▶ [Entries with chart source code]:
--

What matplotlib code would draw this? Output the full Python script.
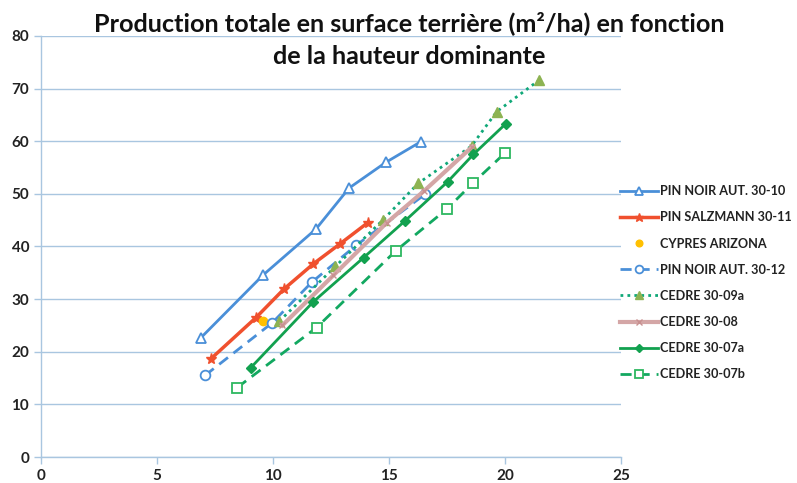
import matplotlib
matplotlib.use("Agg")
import matplotlib.pyplot as plt

plt.rcParams['font.family'] = ['Lato', 'DejaVu Sans']

title = "Production totale en surface terrière (m²/ha) en fonction\nde la hauteur dominante"

pn3010_x = [6.88, 9.58, 11.85, 13.28, 14.87, 16.37]
pn3010_y = [22.6, 34.6, 43.3, 51.1, 56.0, 59.9]

ps3011_x = [7.31, 9.27, 10.47, 11.74, 12.89, 14.08]
ps3011_y = [18.6, 26.5, 31.9, 36.7, 40.5, 44.5]

cyp_x = [9.58]
cyp_y = [25.8]

pn3012_x = [7.07, 9.97, 11.67, 13.58, 16.55]
pn3012_y = [15.5, 25.5, 33.2, 40.2, 49.9]

c3009a_x = [10.27, 12.69, 14.73, 16.26, 18.56, 19.64, 21.47]
c3009a_y = [25.8, 36.2, 45.0, 52.0, 59.1, 65.6, 71.6]

c3008_x = [10.4, 12.6, 14.9, 16.5, 18.6]
c3008_y = [25.0, 34.5, 44.5, 50.5, 59.0]

c3007a_x = [9.05, 11.74, 13.91, 15.70, 17.53, 18.64, 20.03]
c3007a_y = [17.0, 29.5, 37.9, 44.9, 52.3, 57.5, 63.3]

c3007b_x = [8.46, 11.88, 15.30, 17.49, 18.63, 20.01]
c3007b_y = [13.2, 24.6, 39.2, 47.1, 52.1, 57.8]

x_ticks = [0, 5, 10, 15, 20, 25]
y_ticks = [0, 10, 20, 30, 40, 50, 60, 70, 80]

fig = plt.figure(figsize=(7.97, 4.83), dpi=100)
ax = fig.add_axes([0.0514, 0.0538, 0.7277, 0.8717])

grid_c = '#a9c6e0'
ax.set_xlim(0, 25)
ax.set_ylim(0, 80)
ax.set_xticks(x_ticks)
ax.set_yticks(y_ticks)
ax.yaxis.grid(True, color=grid_c, linewidth=1.0)
ax.set_axisbelow(True)
for s in ['top', 'right']:
    ax.spines[s].set_visible(False)
for s in ['left', 'bottom']:
    ax.spines[s].set_color(grid_c)
    ax.spines[s].set_linewidth(1.0)
ax.tick_params(axis='both', colors=grid_c, length=5, width=1.0,
               labelcolor='#222222', labelsize=11)
for lab in ax.get_xticklabels() + ax.get_yticklabels():
    lab.set_fontweight('bold')

ax.plot(pn3010_x, pn3010_y, color='#4a8fd8', lw=2, marker='^', ms=7,
        mfc='white', mec='#4a8fd8', mew=1.3, label='PIN NOIR AUT. 30-10')
ax.plot(ps3011_x, ps3011_y, color='#f0502e', lw=2.5, marker='*', ms=8,
        mfc='#f0502e', mec='#f0502e', label='PIN SALZMANN 30-11')
ax.plot(cyp_x, cyp_y, ls='none', marker='o', ms=6, color='#ffc000',
        label='CYPRES ARIZONA')
ax.plot(pn3012_x, pn3012_y, color='#4a8fd8', lw=2, ls=(0, (4, 2.5)), marker='o',
        ms=7, mfc='white', mec='#4a8fd8', mew=1.3, label='PIN NOIR AUT. 30-12')
ax.plot(c3009a_x, c3009a_y, color='#10a878', lw=2, ls=(0, (1, 1.5)), marker='^',
        ms=7, mfc='#8db352', mec='#8db352', label='CEDRE 30-09a')
ax.plot(c3008_x, c3008_y, color='#d4a6a6', lw=3, marker='x', ms=5,
        mec='#c89090', label='CEDRE 30-08')
ax.plot(c3007a_x, c3007a_y, color='#12a14f', lw=2, marker='D', ms=5,
        mfc='#12a14f', mec='#12a14f', label='CEDRE 30-07a')
ax.plot(c3007b_x, c3007b_y, color='#12a860', lw=2, ls=(0, (4, 2.5)), marker='s',
        ms=7, mfc='white', mec='#2db860', mew=1.3, label='CEDRE 30-07b')

leg = fig.legend(loc='upper left', bbox_to_anchor=(0.772, 0.627), frameon=False,
                 fontsize=9.1, handlelength=3.0, handletextpad=0.15,
                 labelspacing=1.12, borderaxespad=0, markerscale=0.8)
for t in leg.get_texts():
    t.set_fontweight('bold')
    t.set_color('#222222')

fig.text(0.513, 0.978, title, ha='center', va='top', fontsize=18.2,
         fontweight='bold', color='#111111', linespacing=1.55)

fig.savefig('out.png', dpi=100)
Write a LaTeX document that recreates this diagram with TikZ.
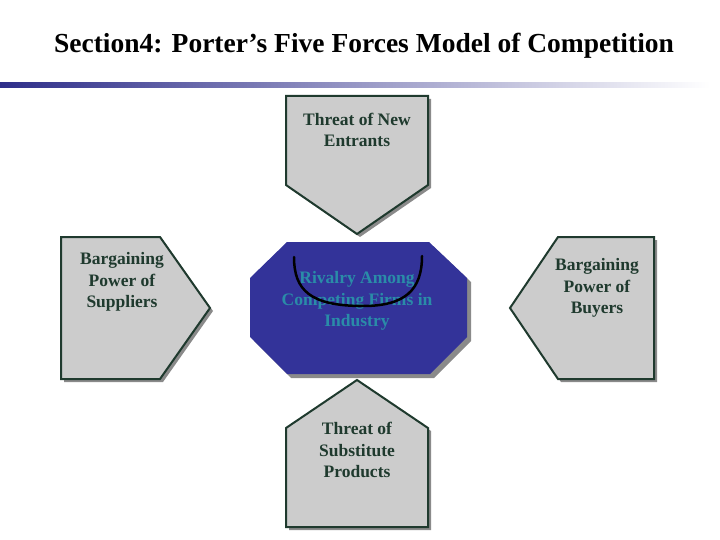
\documentclass[tikz,border=0pt]{standalone}
\usepackage{fontspec}
\setmainfont{Liberation Serif}
\definecolor{bord}{HTML}{1F3A2E}
\definecolor{fillg}{HTML}{CCCCCC}
\definecolor{octo}{HTML}{333399}
\definecolor{tealt}{HTML}{2A8CA8}
\definecolor{shad}{HTML}{8A8A8A}
\begin{document}
\begin{tikzpicture}[x=1pt,y=-1pt,
  shp/.style={fill=fillg,draw=bord,line width=2pt,line join=miter},
  shd/.style={fill=shad},
  lbl/.style={font=\bfseries\fontsize{17.5}{21.5}\selectfont,text=bord,align=center}]
\useasboundingbox (0,0) rectangle (720,540);
\shade[left color=octo!90!black,right color=white] (0,83) rectangle (710,88);
\node[font=\bfseries\fontsize{27.5}{32}\selectfont] (title) at (364,46) {Section4: Porter’s Five Forces Model of Competition};
% top
\fill[shd,shift={(3,3)}] (286,96) -- (428,96) -- (428,185) -- (357,234) -- (286,185) -- cycle;
\draw[shp] (286,96) -- (428,96) -- (428,185) -- (357,234) -- (286,185) -- cycle;
\node[lbl] (top) at (357,130) {Threat of New\\Entrants};
% left
\fill[shd,shift={(3,3)}] (61,237) -- (160,237) -- (210,308) -- (160,379) -- (61,379) -- cycle;
\draw[shp] (61,237) -- (160,237) -- (210,308) -- (160,379) -- (61,379) -- cycle;
\node[lbl] (left) at (122,282) {Bargaining\\Power of\\Suppliers};
% right
\fill[shd,shift={(3,3)}] (558,237) -- (654,237) -- (654,379) -- (558,379) -- (510,308) -- cycle;
\draw[shp] (558,237) -- (654,237) -- (654,379) -- (558,379) -- (510,308) -- cycle;
\node[lbl] (right) at (597,288) {Bargaining\\Power of\\Buyers};
% bottom
\fill[shd,shift={(3,3)}] (357,380) -- (428,428) -- (428,527) -- (286,527) -- (286,428) -- cycle;
\draw[shp] (357,380) -- (428,428) -- (428,527) -- (286,527) -- (286,428) -- cycle;
\node[lbl] (bottom) at (357,450) {Threat of\\Substitute\\Products};
% octagon
\fill[shd,shift={(4,4)}] (287,242) -- (429,242) -- (467,278) -- (467,337) -- (430,374) -- (287,374) -- (250,337) -- (250,278) -- cycle;
\fill[octo] (287,242) -- (429,242) -- (467,278) -- (467,337) -- (430,374) -- (287,374) -- (250,337) -- (250,278) -- cycle;
\node[lbl,text=tealt] (center) at (357,301) {Rivalry Among\\Competing Firms in\\Industry};
\draw[line width=2.5pt,line cap=round] (294,257) .. controls (294,290) and (310,306) .. (363,306) .. controls (405,306) and (422,290) .. (422,256);
\end{tikzpicture}
\end{document}
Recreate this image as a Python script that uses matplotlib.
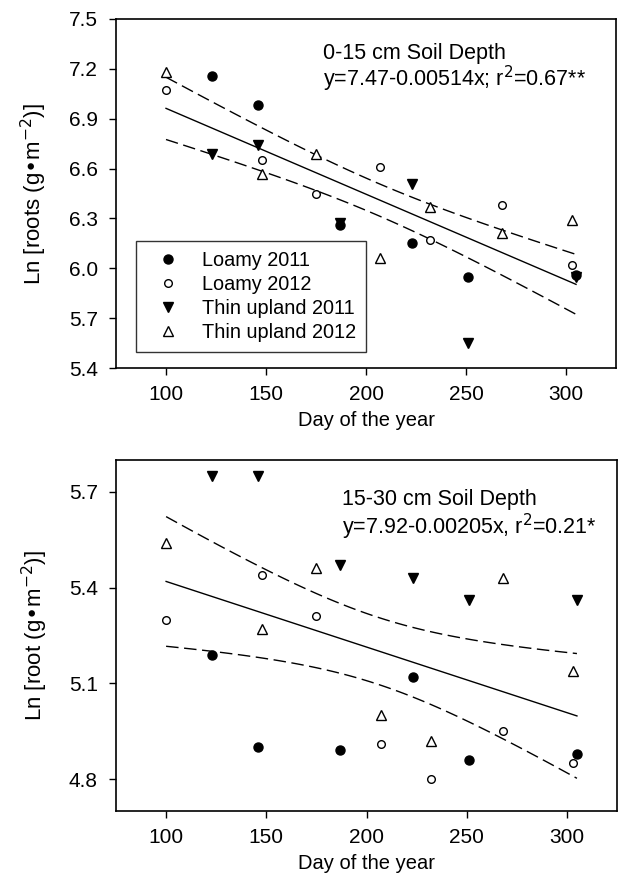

--

Leave the pictures out, and print every line of the listing exactly as written.

What matplotlib code would draw this? Output the full Python script.
import matplotlib
matplotlib.use("Agg")
import matplotlib.pyplot as plt

plt.rcParams['font.family'] = ['Lato', 'DejaVu Sans']

title = "Production totale en surface terrière (m²/ha) en fonction\nde la hauteur dominante"

pn3010_x = [6.88, 9.58, 11.85, 13.28, 14.87, 16.37]
pn3010_y = [22.6, 34.6, 43.3, 51.1, 56.0, 59.9]

ps3011_x = [7.31, 9.27, 10.47, 11.74, 12.89, 14.08]
ps3011_y = [18.6, 26.5, 31.9, 36.7, 40.5, 44.5]

cyp_x = [9.58]
cyp_y = [25.8]

pn3012_x = [7.07, 9.97, 11.67, 13.58, 16.55]
pn3012_y = [15.5, 25.5, 33.2, 40.2, 49.9]

c3009a_x = [10.27, 12.69, 14.73, 16.26, 18.56, 19.64, 21.47]
c3009a_y = [25.8, 36.2, 45.0, 52.0, 59.1, 65.6, 71.6]

c3008_x = [10.4, 12.6, 14.9, 16.5, 18.6]
c3008_y = [25.0, 34.5, 44.5, 50.5, 59.0]

c3007a_x = [9.05, 11.74, 13.91, 15.70, 17.53, 18.64, 20.03]
c3007a_y = [17.0, 29.5, 37.9, 44.9, 52.3, 57.5, 63.3]

c3007b_x = [8.46, 11.88, 15.30, 17.49, 18.63, 20.01]
c3007b_y = [13.2, 24.6, 39.2, 47.1, 52.1, 57.8]

x_ticks = [0, 5, 10, 15, 20, 25]
y_ticks = [0, 10, 20, 30, 40, 50, 60, 70, 80]

fig = plt.figure(figsize=(7.97, 4.83), dpi=100)
ax = fig.add_axes([0.0514, 0.0538, 0.7277, 0.8717])

grid_c = '#a9c6e0'
ax.set_xlim(0, 25)
ax.set_ylim(0, 80)
ax.set_xticks(x_ticks)
ax.set_yticks(y_ticks)
ax.yaxis.grid(True, color=grid_c, linewidth=1.0)
ax.set_axisbelow(True)
for s in ['top', 'right']:
    ax.spines[s].set_visible(False)
for s in ['left', 'bottom']:
    ax.spines[s].set_color(grid_c)
    ax.spines[s].set_linewidth(1.0)
ax.tick_params(axis='both', colors=grid_c, length=5, width=1.0,
               labelcolor='#222222', labelsize=11)
for lab in ax.get_xticklabels() + ax.get_yticklabels():
    lab.set_fontweight('bold')

ax.plot(pn3010_x, pn3010_y, color='#4a8fd8', lw=2, marker='^', ms=7,
        mfc='white', mec='#4a8fd8', mew=1.3, label='PIN NOIR AUT. 30-10')
ax.plot(ps3011_x, ps3011_y, color='#f0502e', lw=2.5, marker='*', ms=8,
        mfc='#f0502e', mec='#f0502e', label='PIN SALZMANN 30-11')
ax.plot(cyp_x, cyp_y, ls='none', marker='o', ms=6, color='#ffc000',
        label='CYPRES ARIZONA')
ax.plot(pn3012_x, pn3012_y, color='#4a8fd8', lw=2, ls=(0, (4, 2.5)), marker='o',
        ms=7, mfc='white', mec='#4a8fd8', mew=1.3, label='PIN NOIR AUT. 30-12')
ax.plot(c3009a_x, c3009a_y, color='#10a878', lw=2, ls=(0, (1, 1.5)), marker='^',
        ms=7, mfc='#8db352', mec='#8db352', label='CEDRE 30-09a')
ax.plot(c3008_x, c3008_y, color='#d4a6a6', lw=3, marker='x', ms=5,
        mec='#c89090', label='CEDRE 30-08')
ax.plot(c3007a_x, c3007a_y, color='#12a14f', lw=2, marker='D', ms=5,
        mfc='#12a14f', mec='#12a14f', label='CEDRE 30-07a')
ax.plot(c3007b_x, c3007b_y, color='#12a860', lw=2, ls=(0, (4, 2.5)), marker='s',
        ms=7, mfc='white', mec='#2db860', mew=1.3, label='CEDRE 30-07b')

leg = fig.legend(loc='upper left', bbox_to_anchor=(0.772, 0.627), frameon=False,
                 fontsize=9.1, handlelength=3.0, handletextpad=0.15,
                 labelspacing=1.12, borderaxespad=0, markerscale=0.8)
for t in leg.get_texts():
    t.set_fontweight('bold')
    t.set_color('#222222')

fig.text(0.513, 0.978, title, ha='center', va='top', fontsize=18.2,
         fontweight='bold', color='#111111', linespacing=1.55)

fig.savefig('out.png', dpi=100)
Write a LaTeX document that recreates this diagram with TikZ.
\documentclass[tikz,border=0pt]{standalone}
\usepackage{fontspec}
\setmainfont{Liberation Serif}
\definecolor{bord}{HTML}{1F3A2E}
\definecolor{fillg}{HTML}{CCCCCC}
\definecolor{octo}{HTML}{333399}
\definecolor{tealt}{HTML}{2A8CA8}
\definecolor{shad}{HTML}{8A8A8A}
\begin{document}
\begin{tikzpicture}[x=1pt,y=-1pt,
  shp/.style={fill=fillg,draw=bord,line width=2pt,line join=miter},
  shd/.style={fill=shad},
  lbl/.style={font=\bfseries\fontsize{17.5}{21.5}\selectfont,text=bord,align=center}]
\useasboundingbox (0,0) rectangle (720,540);
\shade[left color=octo!90!black,right color=white] (0,83) rectangle (710,88);
\node[font=\bfseries\fontsize{27.5}{32}\selectfont] (title) at (364,46) {Section4: Porter’s Five Forces Model of Competition};
% top
\fill[shd,shift={(3,3)}] (286,96) -- (428,96) -- (428,185) -- (357,234) -- (286,185) -- cycle;
\draw[shp] (286,96) -- (428,96) -- (428,185) -- (357,234) -- (286,185) -- cycle;
\node[lbl] (top) at (357,130) {Threat of New\\Entrants};
% left
\fill[shd,shift={(3,3)}] (61,237) -- (160,237) -- (210,308) -- (160,379) -- (61,379) -- cycle;
\draw[shp] (61,237) -- (160,237) -- (210,308) -- (160,379) -- (61,379) -- cycle;
\node[lbl] (left) at (122,282) {Bargaining\\Power of\\Suppliers};
% right
\fill[shd,shift={(3,3)}] (558,237) -- (654,237) -- (654,379) -- (558,379) -- (510,308) -- cycle;
\draw[shp] (558,237) -- (654,237) -- (654,379) -- (558,379) -- (510,308) -- cycle;
\node[lbl] (right) at (597,288) {Bargaining\\Power of\\Buyers};
% bottom
\fill[shd,shift={(3,3)}] (357,380) -- (428,428) -- (428,527) -- (286,527) -- (286,428) -- cycle;
\draw[shp] (357,380) -- (428,428) -- (428,527) -- (286,527) -- (286,428) -- cycle;
\node[lbl] (bottom) at (357,450) {Threat of\\Substitute\\Products};
% octagon
\fill[shd,shift={(4,4)}] (287,242) -- (429,242) -- (467,278) -- (467,337) -- (430,374) -- (287,374) -- (250,337) -- (250,278) -- cycle;
\fill[octo] (287,242) -- (429,242) -- (467,278) -- (467,337) -- (430,374) -- (287,374) -- (250,337) -- (250,278) -- cycle;
\node[lbl,text=tealt] (center) at (357,301) {Rivalry Among\\Competing Firms in\\Industry};
\draw[line width=2.5pt,line cap=round] (294,257) .. controls (294,290) and (310,306) .. (363,306) .. controls (405,306) and (422,290) .. (422,256);
\end{tikzpicture}
\end{document}
Recreate this image as a Python script that uses matplotlib.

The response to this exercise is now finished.